Masyarakat Indonesia bisa mendapatkan informasi yang tervalidasi kebenarannya karena jurnalis dituntut untuk bisa fleksibel menjalankan perannya sebagai pembawa berita. Jurnalis yang terbiasa untuk mengolah data secara konvensional pun dituntut untuk menguasai berbagai komponen yang terdapat dalam media digital.
Hal ini selaras dengan yang disampaikan oleh Vito, Jurnalis Kompas.com, saat ditemui pada aksi Demo Buruh (29/11), “indikator-indikator apa sukses atau tidaknya media online mainstream saat ini kan berdasarkan SEO Google.
Oleh karena itu, kita harus bisa menguasai Google itu. Nah, caranya adalah dengan menjadi yang paling cepat atau menjadi yang paling banyak kontennya, gitu”.
Tantangan serupa juga dialami oleh Berki, Camera Person BeritaSatu, saat dijumpai pada aksi Demo buruh, “lebih up to date aja sih di sosial media, ya. Yang harusnya sehari harus dapet berapa berita, ini harus dapet lebih banyak lagi. Karena kan digital ini kan perkembangannya cepet, jadi si redaksi ini ngemainin beritanya juga harus cepat.” ujarnya.
Ia juga menegaskan bahwa pembagian job description seorang jurnalis disesuaikan pada lingkup wilayahnya. Jika terjadi peristiwa di suatu wilayah, maka jurnalis setempatlah yang memiliki peranan penting untuk dapat sesegera mungkin meliput peristiwa, untuk kemudian dikemas dan disampaikan kepada khalayak ramai.
Di samping itu, tantangan lain berupa berita bohong atau hoax juga ramai dihadapi oleh jurnalis digital dewasa ini. Hal ini dikarenakan Kode Etik Jurnalis yang merupakan landasan pekerjaan, menjadikan siapapun yang bergelut di bidang ini juga memiliki tanggung jawab penuh untuk meluruskan isu-isu liar yang berseliweran di media sosial, “biasanya dari media sosial itu kan berkembang tuh isu-isu juga di situ, nah kita sebagai kantor berita kita meng-counter itu.

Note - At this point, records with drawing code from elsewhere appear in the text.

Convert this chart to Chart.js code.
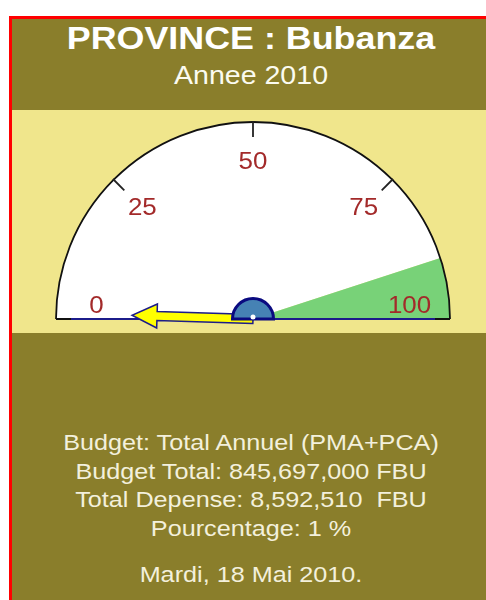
<!DOCTYPE html>
<html>
<head>
<meta charset="utf-8">
<script src="https://cdn.jsdelivr.net/npm/chart.js@4"></script>
<style>
    html, body {
        margin: 0;
        padding: 0;
        width: 486px;
        height: 600px;
        overflow: hidden;
        background: #ffffff;
        font-family: "Liberation Sans", Arial, sans-serif;
    }
    #panel {
        position: absolute;
        left: 9px;
        top: 16px;
        right: 0;
        bottom: 0;
        background: #8a7e2b;
        border-left: 3px solid #ff0000;
        border-top: 3px solid #ff0000;
    }
    #band {
        position: absolute;
        left: 12px;
        top: 110px;
        width: 474px;
        height: 223px;
        background: #f0e68c;
    }
    .txt {
        position: absolute;
        left: 0;
        width: 502px;
        text-align: center;
        white-space: pre;
        transform: scaleX(1.12);
        transform-origin: 251px 0;
    }
    #title {
        top: 20px;
        font-size: 32px;
        line-height: 36px;
        font-weight: bold;
        color: #ffffff;
    }
    #subtitle {
        top: 60px;
        font-size: 25.5px;
        line-height: 30px;
        color: #fbfbf0;
    }
    #info {
        top: 429px;
        font-size: 22.5px;
        line-height: 28.5px;
        color: #f3f0dc;
    }
    #date {
        top: 561px;
        font-size: 22.5px;
        line-height: 28px;
        color: #f3f0dc;
    }
</style>
</head>
<body>
<div id="panel"></div>
<div id="title" class="txt"></div>
<div id="subtitle" class="txt"></div>
<div id="band"><canvas id="gauge-chart"></canvas></div>
<div id="info" class="txt"></div>
<div id="date" class="txt"></div>

<script>
const provinceName = 'Bubanza';
const yearLabel = 2010;
const gaugeMin = 0;
const gaugeMax = 100;
const bandEdges = [0, 90, 100];
const tickValues = [0, 25, 50, 75, 100];
const gaugeValue = 1;
const budgetTotal = 845697000;
const totalDepense = 8592510;
const pourcentage = 1;
const dateLabel = 'Mardi, 18 Mai 2010.';

const fmt = n => n.toLocaleString('en-US');

document.getElementById('title').textContent = 'PROVINCE : ' + provinceName;
document.getElementById('subtitle').textContent = 'Annee ' + yearLabel;
document.getElementById('info').textContent = [
    'Budget: Total Annuel (PMA+PCA)',
    'Budget Total: ' + fmt(budgetTotal) + ' FBU',
    'Total Depense: ' + fmt(totalDepense) + '  FBU',
    'Pourcentage: ' + pourcentage + ' %',
].join('\n');
document.getElementById('date').textContent = dateLabel;

// band sizes for the doughnut slices
const bandSizes = bandEdges.slice(1).map((v, i) => v - bandEdges[i]);

function valueToAngle(v) {
    return Math.PI + (v - gaugeMin) / (gaugeMax - gaugeMin) * Math.PI;
}

const gaugeDecor = {
    id: 'gaugeDecor',
    afterDatasetsDraw(chart) {
        const ctx = chart.ctx;
        const arc = chart.getDatasetMeta(0).data[0];
        const cx = arc.x, cy = arc.y, r = arc.outerRadius;

        ctx.save();
        // outer rim
        ctx.strokeStyle = '#111111';
        ctx.lineWidth = 1.8;
        ctx.beginPath();
        ctx.arc(cx, cy, r, Math.PI, 2 * Math.PI);
        ctx.stroke();

        // base line
        ctx.strokeStyle = '#1c1c8a';
        ctx.lineWidth = 2;
        ctx.beginPath();
        ctx.moveTo(cx - r, cy);
        ctx.lineTo(cx + r, cy);
        ctx.stroke();
        ctx.strokeStyle = '#111111';
        ctx.beginPath();
        ctx.moveTo(cx - r, cy);
        ctx.lineTo(cx - r + 15, cy);
        ctx.moveTo(cx + r - 15, cy);
        ctx.lineTo(cx + r, cy);
        ctx.stroke();

        // ticks and labels
        tickValues.forEach(v => {
            const a = valueToAngle(v);
            const cos = Math.cos(a), sin = Math.sin(a);
            if (v !== gaugeMin && v !== gaugeMax) {
                ctx.strokeStyle = '#222222';
                ctx.lineWidth = 1.8;
                ctx.beginPath();
                ctx.moveTo(cx + cos * (r + 1), cy + sin * (r + 1));
                ctx.lineTo(cx + cos * (r - 15), cy + sin * (r - 15));
                ctx.stroke();
            }
            const lx = cx + cos * 156.5;
            const ly = Math.min(cy + sin * 156.5, cy - 13);
            ctx.save();
            ctx.translate(lx, ly);
            ctx.scale(1.08, 1);
            ctx.fillStyle = '#a32a2a';
            ctx.font = '24px "Liberation Sans", Arial, sans-serif';
            ctx.textAlign = 'center';
            ctx.textBaseline = 'middle';
            ctx.fillText(String(v), 0, 0);
            ctx.restore();
        });

        // needle
        const na = valueToAngle(gaugeValue);
        const len = 121, headLen = 25, headW = 12, shaftW = 4.5;
        ctx.save();
        ctx.translate(cx, cy);
        ctx.rotate(na);
        ctx.beginPath();
        ctx.moveTo(0, -shaftW);
        ctx.lineTo(len - headLen, -shaftW);
        ctx.lineTo(len - headLen, -headW);
        ctx.lineTo(len, 0);
        ctx.lineTo(len - headLen, headW);
        ctx.lineTo(len - headLen, shaftW);
        ctx.lineTo(0, shaftW);
        ctx.closePath();
        ctx.fillStyle = '#ffff00';
        ctx.fill();
        ctx.strokeStyle = '#1c1c8a';
        ctx.lineWidth = 1.5;
        ctx.stroke();
        ctx.restore();

        // hub
        ctx.beginPath();
        ctx.arc(cx, cy, 20.5, Math.PI, 2 * Math.PI);
        ctx.closePath();
        ctx.fillStyle = '#4682b4';
        ctx.fill();
        ctx.strokeStyle = '#0a0a80';
        ctx.lineWidth = 3;
        ctx.stroke();
        ctx.beginPath();
        ctx.arc(cx, cy - 2, 2.5, 0, 2 * Math.PI);
        ctx.fillStyle = '#ffffff';
        ctx.fill();
        ctx.restore();
    }
};

const canvas = document.getElementById('gauge-chart');
const gaugeChart = new Chart(canvas.getContext('2d'), {
    type: 'doughnut',
    data: {
        labels: ['0-90', '90-100'],
        datasets: [{
            data: bandSizes,
            backgroundColor: ['#ffffff', '#78d278'],
            borderWidth: 0,
            hoverOffset: 0,
        }]
    },
    options: {
        responsive: true,
        maintainAspectRatio: false,
        animation: false,
        events: [],
        rotation: -90,
        circumference: 180,
        cutout: 0,
        radius: 197,
        layout: {
            padding: { left: 8, right: 0, top: 0, bottom: 2 }
        },
        plugins: {
            legend: { display: false },
            tooltip: { enabled: false },
        }
    },
    plugins: [gaugeDecor]
});
</script>
</body>
</html>
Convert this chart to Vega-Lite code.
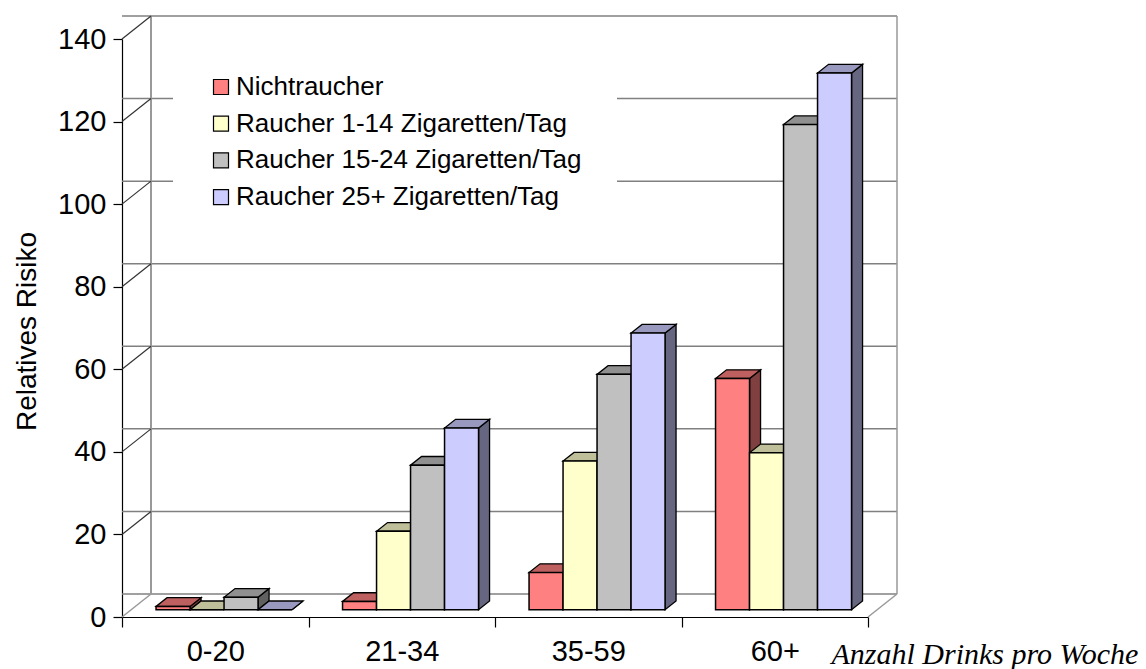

Semacam kita juga memberikan clearance gitu, penjelasan. Jadi biar isu liar di media sosial tidak berkembang liar” ujar Dewa selaku Pewarta Antara News ketika dijumpai saat Demo Buruh (29/11) lalu. “Siapapun sekarang bisa membuat media sosial, dan bisa membuat berita begitu, tanpa ada kode etik. Kalo kita kan bekerja berdasarkan Kode Etik Jurnalistik. Nah itu tadi, hoax, kabar-kabar yang belum jelas kebenarannya. Kalo kita kan harus balance, harus cover both side, begitu” tuntas Dewa.